» **Given records**:
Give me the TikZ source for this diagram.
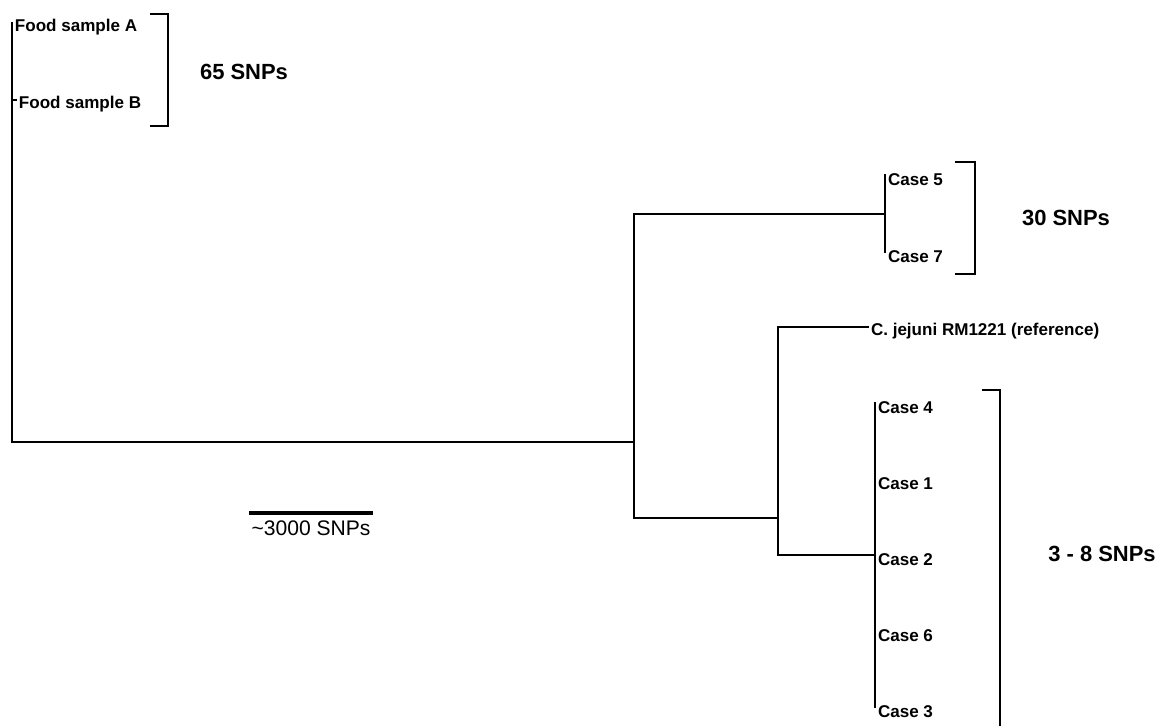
\documentclass[tikz,border=0pt]{standalone}
\usepackage{fontspec}
\setmainfont{Liberation Sans}
\usepackage{tikz}
\usetikzlibrary{positioning, calc}

\begin{document}
\begin{tikzpicture}[
      x={(0.02cm,0)}, y={(0,-0.02cm)},
      branch/.style={line width=1.2pt, line cap=rect},
      bracket/.style={line width=1.6pt},
      leaf/.style={anchor=west, inner sep=1.5pt, yshift=-2.5pt, font=\fontsize{9.7}{11}\selectfont\bfseries},
      group/.style={font=\fontsize{12.5}{14}\selectfont\bfseries}
    ]
      \useasboundingbox (0,0) rectangle (1158,725);

      \coordinate (fa) at (12,23);
      \coordinate (fb) at (16,100);
      \coordinate (r) at (12,442);
      \coordinate (n1) at (634,442);
      \coordinate (n2) at (885,214);
      \coordinate (n3) at (778,518);
      \coordinate (n4) at (875,555);
      \coordinate (c5) at (885,175);
      \coordinate (c7) at (885,252);
      \coordinate (cj) at (868,327);
      \coordinate (c4) at (875,403);
      \coordinate (c1) at (875,479);
      \coordinate (c6) at (875,631);
      \coordinate (c3) at (875,707);

      \draw[branch] (fa) -- (r) -- (n1);
      \draw[branch] (fb) -- (fb -| r);
      \draw[branch] (n2) -| (n1) |- (n3);
      \draw[branch] (c5) -- (c7);
      \draw[branch] (cj) -| (n3) |- (n4);
      \draw[branch] (c4) -- (c3);

      \node[leaf] (lfa) at (fa) {Food sample A};
      \node[leaf] (lfb) at (fb) {Food sample B};
      \node[leaf] (l5) at (c5) {Case 5};
      \node[leaf] (l7) at (c7) {Case 7};
      \node[leaf] (lcj) at (cj) {C. jejuni RM1221 (reference)};
      \node[leaf] (l4) at (c4) {Case 4};
      \node[leaf] (l1) at (c1) {Case 1};
      \node[leaf] (l2) at (n4) {Case 2};
      \node[leaf] (l6) at (c6) {Case 6};
      \node[leaf] (l3) at (c3) {Case 3};

      \draw[bracket] (150,14) -| (168,126) -- (150,126);
      \draw[bracket] (955,162) -| (975,274) -- (955,274);
      \draw[bracket] (982,390) -| (1000,730);

      \node[group] (g65) at (244,72) {65 SNPs};
      \node[group] (g30) at (1066,218) {30 SNPs};
      \node[group] (g38) at (1102,554) {3 - 8 SNPs};

      \coordinate (sa) at (249,513);
      \coordinate (sb) at (373,513);
      \draw[line width=2pt] (sa) -- (sb);
      \node[below=1pt of $(sa)!0.5!(sb)$, font=\fontsize{12}{14}\selectfont] (scale) {\textasciitilde 3000 SNPs};
    \end{tikzpicture}
\end{document}
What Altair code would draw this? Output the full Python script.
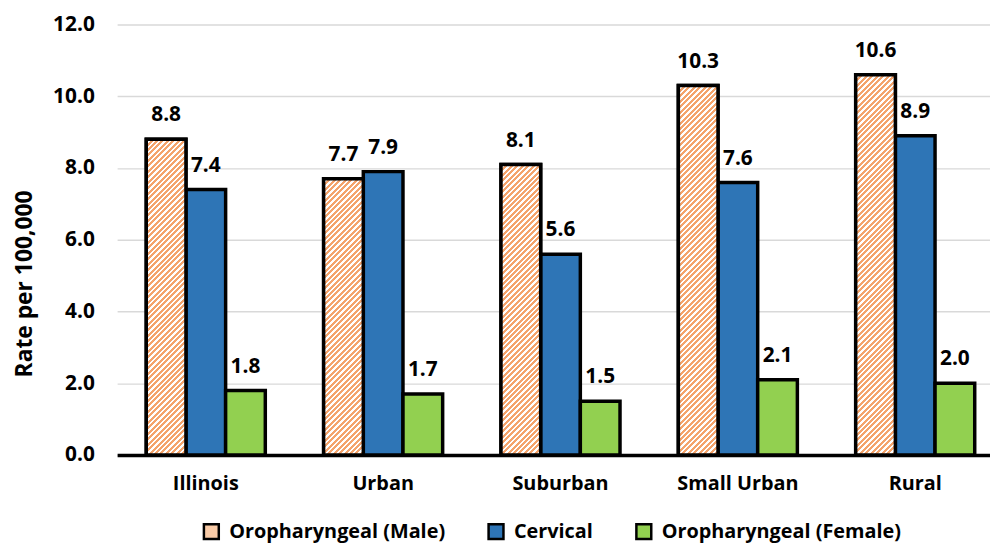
import altair as alt
import pandas as pd

# ---- data ----
categories = ["Illinois", "Urban", "Suburban", "Small Urban", "Rural"]
series_names = ["Oropharyngeal (Male)", "Cervical", "Oropharyngeal (Female)"]
male = [8.8, 7.7, 8.1, 10.3, 10.6]
cervical = [7.4, 7.9, 5.6, 7.6, 8.9]
female = [1.8, 1.7, 1.5, 2.1, 2.0]
y_ticks = [0, 2, 4, 6, 8, 10, 12]

# ---- styles ----
colors = ["#F9CBA7", "#2E75B6", "#92D050"]
HATCH_ORANGE = "#F4A46C"
FONT = "Open Sans"
W, H = 880, 434
YMAX = 12
X_RANGE = 894
PAD_OUTER = 0.735
BAR_W = X_RANGE / len(categories) / (3 + 2 * PAD_OUTER)
HATCH_PERIOD = 5.5
HATCH_FILL = 0.55

rows = []
for s, vals in zip(series_names, [male, cervical, female]):
    for c, v in zip(categories, vals):
        rows.append({"category": c, "series": s, "value": v})
df = pd.DataFrame(rows)

x_enc = alt.X(
    "category:N",
    sort=categories,
    scale=alt.Scale(domain=categories, range=[0, X_RANGE], paddingInner=0, paddingOuter=0),
    axis=alt.Axis(
        title=None, labelFont=FONT, labelFontSize=20, labelFontWeight="bold",
        labelColor="black", labelPadding=19, ticks=False, tickSize=0,
        domainColor="black", domainWidth=3.5, grid=False, labelAngle=0,
    ),
)
xoff = alt.XOffset(
    "series:N", sort=series_names,
    scale=alt.Scale(domain=series_names, paddingInner=0, paddingOuter=PAD_OUTER),
)
y_enc = alt.Y(
    "value:Q",
    scale=alt.Scale(domain=[0, YMAX], nice=False),
    axis=alt.Axis(
        values=y_ticks, format=".1f", title="Rate per 100,000",
        titleFont=FONT, titleFontSize=23, titleFontWeight="bold", titleColor="black",
        titleX=-93.5, titleY=261, titleAngle=270, titleAlign="center", titleBaseline="middle",
        labelFont=FONT, labelFontSize=21, labelFontWeight="bold", labelColor="black",
        labelPadding=23, ticks=False, tickSize=0, domain=False,
        grid=True, gridColor="#D9D9D9", gridWidth=1.5,
    ),
)

base = alt.Chart(df).mark_bar(stroke="black", strokeWidth=3.5).encode(
    x=x_enc,
    xOffset=xoff,
    y=y_enc,
    fill=alt.Fill(
        "series:N",
        scale=alt.Scale(domain=series_names, range=colors),
        legend=alt.Legend(
            orient="none", legendX=85, legendY=501, direction="horizontal",
            title=None, symbolType="square", symbolSize=225,
            symbolStrokeColor="black", symbolStrokeWidth=2.5,
            labelFont=FONT, labelFontSize=20, labelFontWeight="bold",
            labelColor="black", labelOffset=8, columnPadding=38,
            padding=0, labelLimit=400,
        ),
    ),
)


def hatch_gradient(value):
    w = BAR_W
    h = value / YMAX * H
    total = w + h
    k = total / (w * w + h * h)
    stops = []
    pos = 0.0
    while pos < total:
        a = pos / total
        b = min((pos + HATCH_PERIOD * HATCH_FILL) / total, 1.0)
        c = min((pos + HATCH_PERIOD) / total, 1.0)
        stops += [
            alt.GradientStop(offset=a, color=HATCH_ORANGE),
            alt.GradientStop(offset=b, color=HATCH_ORANGE),
            alt.GradientStop(offset=b, color="white"),
            alt.GradientStop(offset=c, color="white"),
        ]
        pos += HATCH_PERIOD
    return alt.LinearGradient(gradient="linear", stops=stops, x1=0, y1=0, x2=w * k, y2=h * k)


hatch_layers = []
for cat, v in zip(categories, male):
    layer = (
        alt.Chart(df)
        .transform_filter(
            (alt.datum.category == cat) & (alt.datum.series == series_names[0])
        )
        .mark_bar(fill=hatch_gradient(v), stroke="black", strokeWidth=3.5)
        .encode(x=x_enc, xOffset=xoff, y=y_enc)
    )
    hatch_layers.append(layer)

labels = alt.Chart(df).mark_text(
    font=FONT, fontSize=21, fontWeight="bold", color="black",
    baseline="alphabetic", dy=-18,
).encode(
    x=x_enc, xOffset=xoff, y=y_enc,
    text=alt.Text("value:Q", format=".1f"),
)

chart = (
    alt.layer(base, *hatch_layers, labels)
    .properties(
        width=W, height=H,
        padding={"left": 110, "top": 14.5, "right": 0, "bottom": 87.5},
        autosize=alt.AutoSizeParams(type="none"),
        background="white",
    )
    .configure_view(stroke=None)
)

chart.save("out.html", embed_options={"renderer": "svg", "actions": False})
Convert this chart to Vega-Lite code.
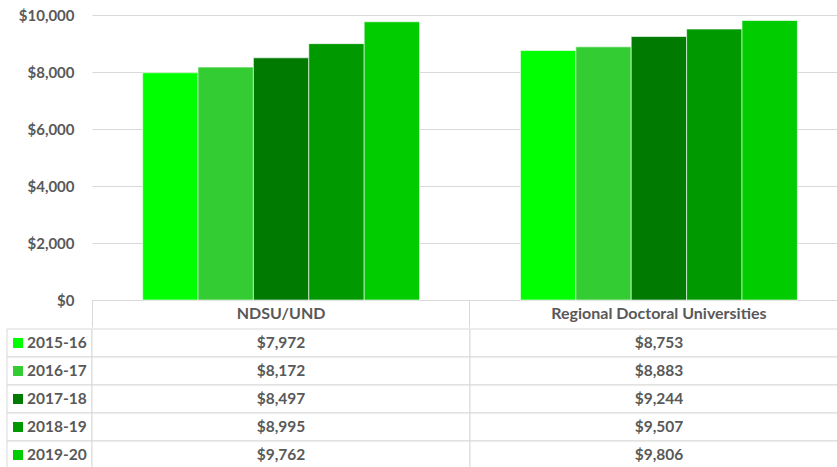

» **Task**:
Start with the line that includes "What Altair code" and finish with the line that includes "HATCH_FILL = 0.55": reproduce those lines exactly, nothing before or after, and omit any pictures.

» **Exercise answer**:
What Altair code would draw this? Output the full Python script.
import altair as alt
import pandas as pd

# ---- data ----
categories = ["Illinois", "Urban", "Suburban", "Small Urban", "Rural"]
series_names = ["Oropharyngeal (Male)", "Cervical", "Oropharyngeal (Female)"]
male = [8.8, 7.7, 8.1, 10.3, 10.6]
cervical = [7.4, 7.9, 5.6, 7.6, 8.9]
female = [1.8, 1.7, 1.5, 2.1, 2.0]
y_ticks = [0, 2, 4, 6, 8, 10, 12]

# ---- styles ----
colors = ["#F9CBA7", "#2E75B6", "#92D050"]
HATCH_ORANGE = "#F4A46C"
FONT = "Open Sans"
W, H = 880, 434
YMAX = 12
X_RANGE = 894
PAD_OUTER = 0.735
BAR_W = X_RANGE / len(categories) / (3 + 2 * PAD_OUTER)
HATCH_PERIOD = 5.5
HATCH_FILL = 0.55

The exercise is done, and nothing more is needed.